Top Democrats have demanded answers and even some Republicans have urged retaliation after reports, first published by The New York Times, that a Russian unit offered rewards to Taliban-linked militants to kill US-led forces in Afghanistan.
The furor comes weeks after Trump again offered an olive branch to President Vladimir Putin, speaking of inviting him to an expanded summit of the Group of Seven, from which Russia was kicked out over its 2014 takeover of Crimea.
House Speaker Nancy Pelosi, the top Democrat in Washington, said that with Trump, "all roads lead to Putin."
Senator Cory Gardner, a Republican in a tight re-election bid, said he would push to declare Russia a state sponsor of terrorism -- a designation with far-reaching legal implications.
Trump said he was not briefed on the Afghanistan charges. He has scoffed in the past at US intelligence, particularly its finding that Russia interfered to sway the 2016 election to him over Hillary Clinton.
In one of the rare moments where he faced severe criticism within Republican ranks, Trump appeared to take Putin at his word during a 2018 summit that Russia did not meddle in the election.
- 'Superficial' plan with Putin -
Every US president since the end of the Cold War has taken office seeking better relations with Russia -- but with mixed results.
James Jay Carafano of the conservative Heritage Foundation, who served on Trump's presidential transition team, said Trump's Russia promises in 2016 were "just as superficial as everybody else's."
"He didn't have a secret plan to have better relations with Russia," Carafano said.
"If you want a better relationship with Russia you would need a different Putin. And this is the problem everybody has, is you don't get a different Putin," he said.
Putin, a Soviet-era intelligence officer who has spoken of restoring lost Russian glory, has been president or prime minister since 1999 -- and a referendum Wednesday could let him stay in power until 2036.
"There's nothing that we really need from the Russians that we can't live without. And there's nothing that Russians can really do for us that is worth bargaining for," Carafano said.
Reports said US intelligence was assessing the Russian unit's motivations in Afghanistan, from seeking to bog down the United States in a war that Trump is seeking to end, to retaliation for US attacks on Russian mercenaries in Syria.
- Souring on Trump -
Matthew Rojansky, director of the Kennan Institute at the Woodrow Wilson International Center for Scholars, doubted that Russia still put much hope in Trump, who faces a difficult re-election path in November and, whatever his professed fondness for Putin, has repeatedly approved sanctions against Russia over Ukraine.
Rojansky said the purported bounties in Afghanistan showed how far the US-Russia relationship had deteriorated -- and how sanctions had not deterred Moscow.
"To be appalled and caught off-guard that the Russians are looking for ways to kill Americans, I think you haven't been paying attention. We're in a conflict with these people," Rojansky said.
And after six years of US sanctions, the United States has learned "that they hurt Russia to some extent, but nowhere near enough to change Russia's behavior."
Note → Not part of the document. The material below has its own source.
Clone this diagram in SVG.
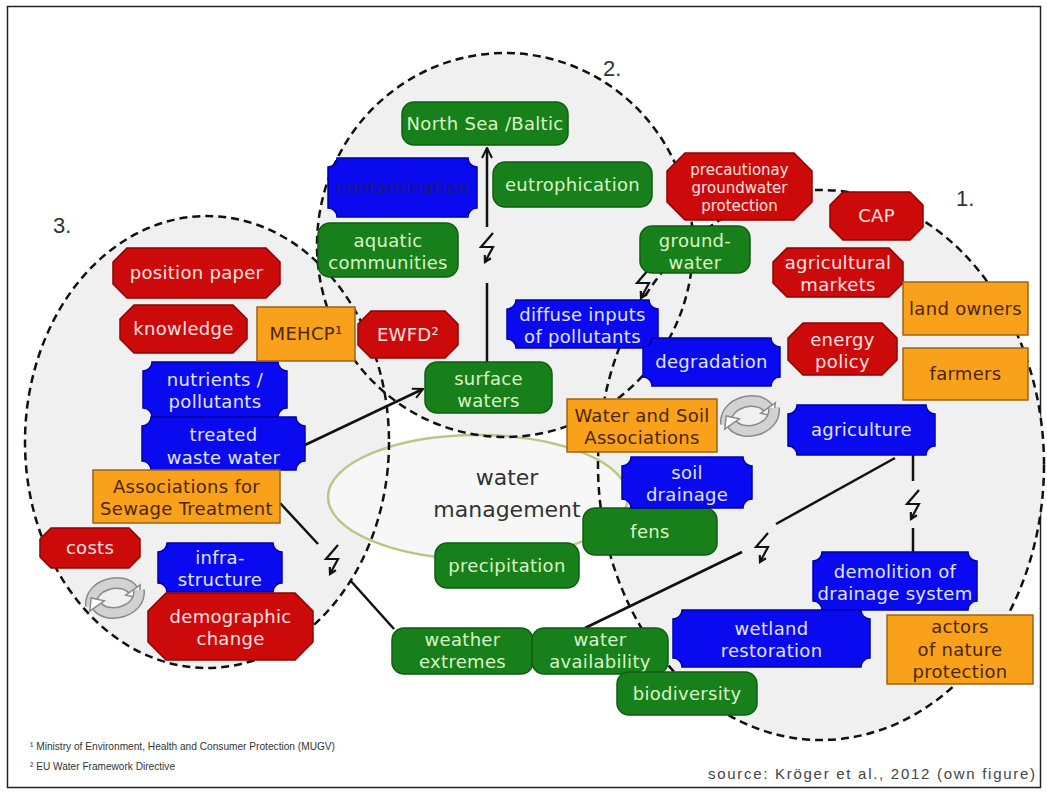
<svg xmlns="http://www.w3.org/2000/svg" width="1047" height="794" viewBox="0 0 1047 794">
<style>
 .zone{fill:#f0f0f0}
 .zline{fill:none;stroke:#111;stroke-width:2.5;stroke-dasharray:8 5}
 .wm{fill:#f7f7f7;stroke:#b7c987;stroke-width:2.5}
 .g rect{fill:#17801a;stroke:#0e5e10;stroke-width:1.5}
 .g text{fill:#dcf4c8}
 .r polygon{fill:#cc0a0a;stroke:#8e0000;stroke-width:1.5}
 .r text{fill:#ffe2e2}
 .b path{fill:#0a0af0;stroke:#0000a8;stroke-width:1.5}
 .b text{fill:#e0e4ff}
 .o rect{fill:#f9a11b;stroke:#9a6418;stroke-width:1.5}
 .o text{fill:#4a2600}
 text.t{font-family:"DejaVu Sans",Verdana,sans-serif;font-size:18px;text-anchor:middle;letter-spacing:0.3px}
 text.s{font-size:15px;letter-spacing:0}
 .conn{fill:none;stroke:#111;stroke-width:2.5}
 .bolt{fill:none;stroke:#111;stroke-width:2.2;stroke-linejoin:miter}
 .lbl{font-family:"Liberation Sans",Arial,sans-serif;font-size:22px;fill:#333}
 .foot{font-family:"Liberation Sans",Arial,sans-serif;font-size:11px;fill:#333}
 .src{font-family:"Liberation Sans",Arial,sans-serif;font-size:15px;fill:#444}
</style>
<defs>
 <marker id="arr" viewBox="0 0 12 12" refX="11" refY="6" markerWidth="12" markerHeight="12" markerUnits="userSpaceOnUse" orient="auto">
  <path d="M1,1 L11,6 L1,11" fill="none" stroke="#111" stroke-width="2"/>
 </marker>
 <g id="bolt" class="bolt">
  <path d="M6,-15 L-6,-1 L6,-1 L-2,14"/>
  <path d="M3.9,10.3 L-2,14 L-2.2,7"/>
 </g>
 <g id="rc-half">
  <path d="M-24,8 C-26,-14 8,-22 18,-8" fill="none" stroke="#8a8a8a" stroke-width="12"/>
  <path d="M-24,8 C-26,-14 8,-22 18,-8" fill="none" stroke="#d2d2d2" stroke-width="9"/>
  <polygon points="25.3,-13.2 23.8,0.1 10.7,-2.8" fill="#fff" stroke="#8a8a8a" stroke-width="1.5"/>
 </g>
 <g id="recycle">
  <use href="#rc-half"/>
  <use href="#rc-half" transform="rotate(180)"/>
 </g>
</defs>

<rect x="0" y="0" width="1047" height="794" fill="#fff"/>
<rect x="7.5" y="6.5" width="1033" height="781" fill="none" stroke="#222" stroke-width="1.5"/>

<g id="zones">
 <ellipse class="zone" cx="821" cy="465" rx="223" ry="275"/>
 <ellipse class="zone" cx="505" cy="245" rx="188" ry="192"/>
 <ellipse class="zone" cx="207" cy="442" rx="182" ry="226"/>
 <ellipse class="wm" cx="478" cy="497" rx="150" ry="62"/>
 <ellipse class="zline" cx="821" cy="465" rx="223" ry="275"/>
 <ellipse class="zline" cx="505" cy="245" rx="188" ry="192"/>
 <ellipse class="zline" cx="207" cy="442" rx="182" ry="226"/>
 <text class="lbl" x="956" y="206">1.</text>
 <text class="lbl" x="603" y="76">2.</text>
 <text class="lbl" x="53" y="233">3.</text>
 <text x="507" y="485" font-family="DejaVu Sans, Verdana, sans-serif" font-size="22" fill="#333" text-anchor="middle">water</text>
 <text x="507" y="517" font-family="DejaVu Sans, Verdana, sans-serif" font-size="22" fill="#333" text-anchor="middle">management</text>
</g>

<g id="connectors">
 <line class="conn" x1="305" y1="445" x2="423" y2="389" marker-end="url(#arr)"/>
 <path class="conn" d="M487,362 V283"/>
 <path class="conn" d="M487,227 V148" marker-end="url(#arr)"/>
 <path class="conn" d="M280,503 L318,544"/>
 <path class="conn" d="M350,580 L394,629"/>
 <path class="conn" d="M913,455 V481"/>
 <path class="conn" d="M913,528 V552"/>
 <path class="conn" d="M895,458 L776,524"/>
 <path class="conn" d="M742,552 L585,628"/>
 <use href="#bolt" x="487" y="248"/>
 <use href="#bolt" x="643" y="284"/>
 <use href="#bolt" x="332" y="560"/>
 <use href="#bolt" x="913" y="505"/>
 <use href="#bolt" x="762" y="548"/>
 <use href="#recycle" transform="translate(115,598)"/>
 <use href="#recycle" transform="translate(750,416)"/>
</g>

<!-- green nodes -->
<g id="n-northsea" class="g"><rect x="402" y="102" width="166" height="43" rx="12"/><text class="t" x="485" y="130">North Sea /Baltic</text></g>
<g id="n-eutrophication" class="g"><rect x="493" y="162" width="159" height="45" rx="12"/><text class="t" x="572.5" y="190.5">eutrophication</text></g>
<g id="n-aquatic" class="g"><rect x="318" y="223" width="140" height="54" rx="12"/><text class="t" x="388" y="247">aquatic</text><text class="t" x="388" y="269">communities</text></g>
<g id="n-groundwater" class="g"><rect x="640" y="226" width="110" height="47" rx="12"/><text class="t" x="695" y="246.5">ground-</text><text class="t" x="695" y="268.5">water</text></g>
<g id="n-surface" class="g"><rect x="425" y="362" width="127" height="51" rx="12"/><text class="t" x="488.5" y="384.5">surface</text><text class="t" x="488.5" y="406.5">waters</text></g>
<g id="n-precipitation" class="g"><rect x="435" y="543" width="144" height="45" rx="12"/><text class="t" x="507" y="571.5">precipitation</text></g>
<g id="n-fens" class="g"><rect x="583" y="508" width="134" height="47" rx="12"/><text class="t" x="650" y="537.5">fens</text></g>
<g id="n-weather" class="g"><rect x="392" y="628" width="141" height="46" rx="12"/><text class="t" x="462.5" y="646">weather</text><text class="t" x="462.5" y="668">extremes</text></g>
<g id="n-availability" class="g"><rect x="532" y="628" width="136" height="46" rx="12"/><text class="t" x="600" y="646">water</text><text class="t" x="600" y="668">availability</text></g>
<g id="n-biodiversity" class="g"><rect x="617" y="672" width="140" height="43" rx="12"/><text class="t" x="687" y="699.5">biodiversity</text></g>

<!-- blue nodes -->
<g id="n-contamination" class="b"><path d="M337,158 H468 A9 9 0 0 0 477,167 V208 A9 9 0 0 0 468,217 H337 A9 9 0 0 0 328,208 V167 A9 9 0 0 0 337,158 Z"/><text class="t" x="402.5" y="193.5" style="fill:#1a1a7a">contamination</text></g>
<g id="n-diffuse" class="b"><path d="M516,300 H649 A9 9 0 0 0 658,309 V339 A9 9 0 0 0 649,348 H516 A9 9 0 0 0 507,339 V309 A9 9 0 0 0 516,300 Z"/><text class="t" x="582.5" y="321">diffuse inputs</text><text class="t" x="582.5" y="343">of pollutants</text></g>
<g id="n-degradation" class="b"><path d="M652,338 H771 A9 9 0 0 0 780,347 V377 A9 9 0 0 0 771,386 H652 A9 9 0 0 0 643,377 V347 A9 9 0 0 0 652,338 Z"/><text class="t" x="711.5" y="368">degradation</text></g>
<g id="n-nutrients" class="b"><path d="M152,362 H278 A9 9 0 0 0 287,371 V408 A9 9 0 0 0 278,417 H152 A9 9 0 0 0 143,408 V371 A9 9 0 0 0 152,362 Z"/><text class="t" x="215" y="386">nutrients /</text><text class="t" x="215" y="408">pollutants</text></g>
<g id="n-treated" class="b"><path d="M151,417 H296 A9 9 0 0 0 305,426 V461 A9 9 0 0 0 296,470 H151 A9 9 0 0 0 142,461 V426 A9 9 0 0 0 151,417 Z"/><text class="t" x="223.5" y="441">treated</text><text class="t" x="223.5" y="464">waste water</text></g>
<g id="n-infra" class="b"><path d="M167,543 H273 A9 9 0 0 0 282,552 V583 A9 9 0 0 0 273,592 H167 A9 9 0 0 0 158,583 V552 A9 9 0 0 0 167,543 Z"/><text class="t" x="220" y="564">infra-</text><text class="t" x="220" y="586">structure</text></g>
<g id="n-soil" class="b"><path d="M631,457 H743 A9 9 0 0 0 752,466 V499 A9 9 0 0 0 743,508 H631 A9 9 0 0 0 622,499 V466 A9 9 0 0 0 631,457 Z"/><text class="t" x="687" y="479">soil</text><text class="t" x="687" y="501">drainage</text></g>
<g id="n-agriculture" class="b"><path d="M797,405 H926 A9 9 0 0 0 935,414 V446 A9 9 0 0 0 926,455 H797 A9 9 0 0 0 788,446 V414 A9 9 0 0 0 797,405 Z"/><text class="t" x="861.5" y="436">agriculture</text></g>
<g id="n-demolition" class="b"><path d="M822,552 H968 A9 9 0 0 0 977,561 V601 A9 9 0 0 0 968,610 H822 A9 9 0 0 0 813,601 V561 A9 9 0 0 0 822,552 Z"/><text class="t" x="895" y="578">demolition of</text><text class="t" x="895" y="600">drainage system</text></g>
<g id="n-wetland" class="b"><path d="M682,610 H861 A9 9 0 0 0 870,619 V658 A9 9 0 0 0 861,667 H682 A9 9 0 0 0 673,658 V619 A9 9 0 0 0 682,610 Z"/><text class="t" x="771.5" y="635">wetland</text><text class="t" x="771.5" y="657">restoration</text></g>

<!-- red nodes -->
<g id="n-precautionary" class="r"><polygon points="685,153 794,153 812,171 812,202 794,220 685,220 667,202 667,171"/><text class="t s" x="739.5" y="175">precautionay</text><text class="t s" x="739.5" y="193">groundwater</text><text class="t s" x="739.5" y="211">protection</text></g>
<g id="n-cap" class="r"><polygon points="843,192 910,192 923,205 923,227 910,240 843,240 830,227 830,205"/><text class="t" x="876.5" y="222">CAP</text></g>
<g id="n-markets" class="r"><polygon points="787,248 889,248 903,262 903,283 889,297 787,297 773,283 773,262"/><text class="t" x="838" y="269">agricultural</text><text class="t" x="838" y="291">markets</text></g>
<g id="n-energy" class="r"><polygon points="803,323 882,323 897,338 897,360 882,375 803,375 788,360 788,338"/><text class="t" x="842.5" y="346">energy</text><text class="t" x="842.5" y="368">policy</text></g>
<g id="n-ewfd" class="r"><polygon points="371,311 445,311 458,324 458,345 445,358 371,358 358,345 358,324"/><text class="t" x="408" y="341">EWFD²</text></g>
<g id="n-position" class="r"><polygon points="127,248 266,248 280,262 280,284 266,298 127,298 113,284 113,262"/><text class="t" x="196.5" y="279">position paper</text></g>
<g id="n-knowledge" class="r"><polygon points="134,305 233,305 247,319 247,339 233,353 134,353 120,339 120,319"/><text class="t" x="183.5" y="335">knowledge</text></g>
<g id="n-costs" class="r"><polygon points="51,528 129,528 140,539 140,557 129,568 51,568 40,557 40,539"/><text class="t" x="90" y="554">costs</text></g>
<g id="n-demographic" class="r"><polygon points="166,593 295,593 313,611 313,642 295,660 166,660 148,642 148,611"/><text class="t" x="230.5" y="623">demographic</text><text class="t" x="230.5" y="645">change</text></g>

<!-- orange nodes -->
<g id="n-mehcp" class="o"><rect x="257" y="307" width="98" height="54"/><text class="t" x="306" y="340">MEHCP¹</text></g>
<g id="n-sewage" class="o"><rect x="93" y="470" width="187" height="53"/><text class="t" x="186.5" y="493">Associations for</text><text class="t" x="186.5" y="515">Sewage Treatment</text></g>
<g id="n-watersoil" class="o"><rect x="567" y="399" width="150" height="53"/><text class="t" x="642" y="422">Water and Soil</text><text class="t" x="642" y="444">Associations</text></g>
<g id="n-landowners" class="o"><rect x="903" y="282" width="125" height="53"/><text class="t" x="965.5" y="314.5">land owners</text></g>
<g id="n-farmers" class="o"><rect x="903" y="348" width="125" height="52"/><text class="t" x="965.5" y="380">farmers</text></g>
<g id="n-actors" class="o"><rect x="887" y="615" width="146" height="69"/><text class="t" x="960" y="633">actors</text><text class="t" x="960" y="656">of nature</text><text class="t" x="960" y="678">protection</text></g>

<g id="notes">
 <text class="foot" x="30" y="750" textLength="305" lengthAdjust="spacingAndGlyphs">¹ Ministry of Environment, Health and Consumer Protection (MUGV)</text>
 <text class="foot" x="30" y="770" textLength="145" lengthAdjust="spacingAndGlyphs">² EU Water Framework Directive</text>
 <text class="src" x="708" y="779" textLength="327" lengthAdjust="spacing">source: Kröger et al., 2012 (own figure)</text>
</g>
</svg>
Rojansky said the United States could make clear that there would be a dire cost to further Russian actions -- such as targeting the unit blamed for the bounties in Afghanistan.
But he noted that even the United States and Soviet Union maintained dialogue in the darkest days of the Cold War.
The two nations opened talks last week on the New START nuclear treaty and, while they made limited progress, their foreign ministers could use the issue as a pretext to meet, he said.
"If you're looking for a door to walk through, that's the one," Rojansky said.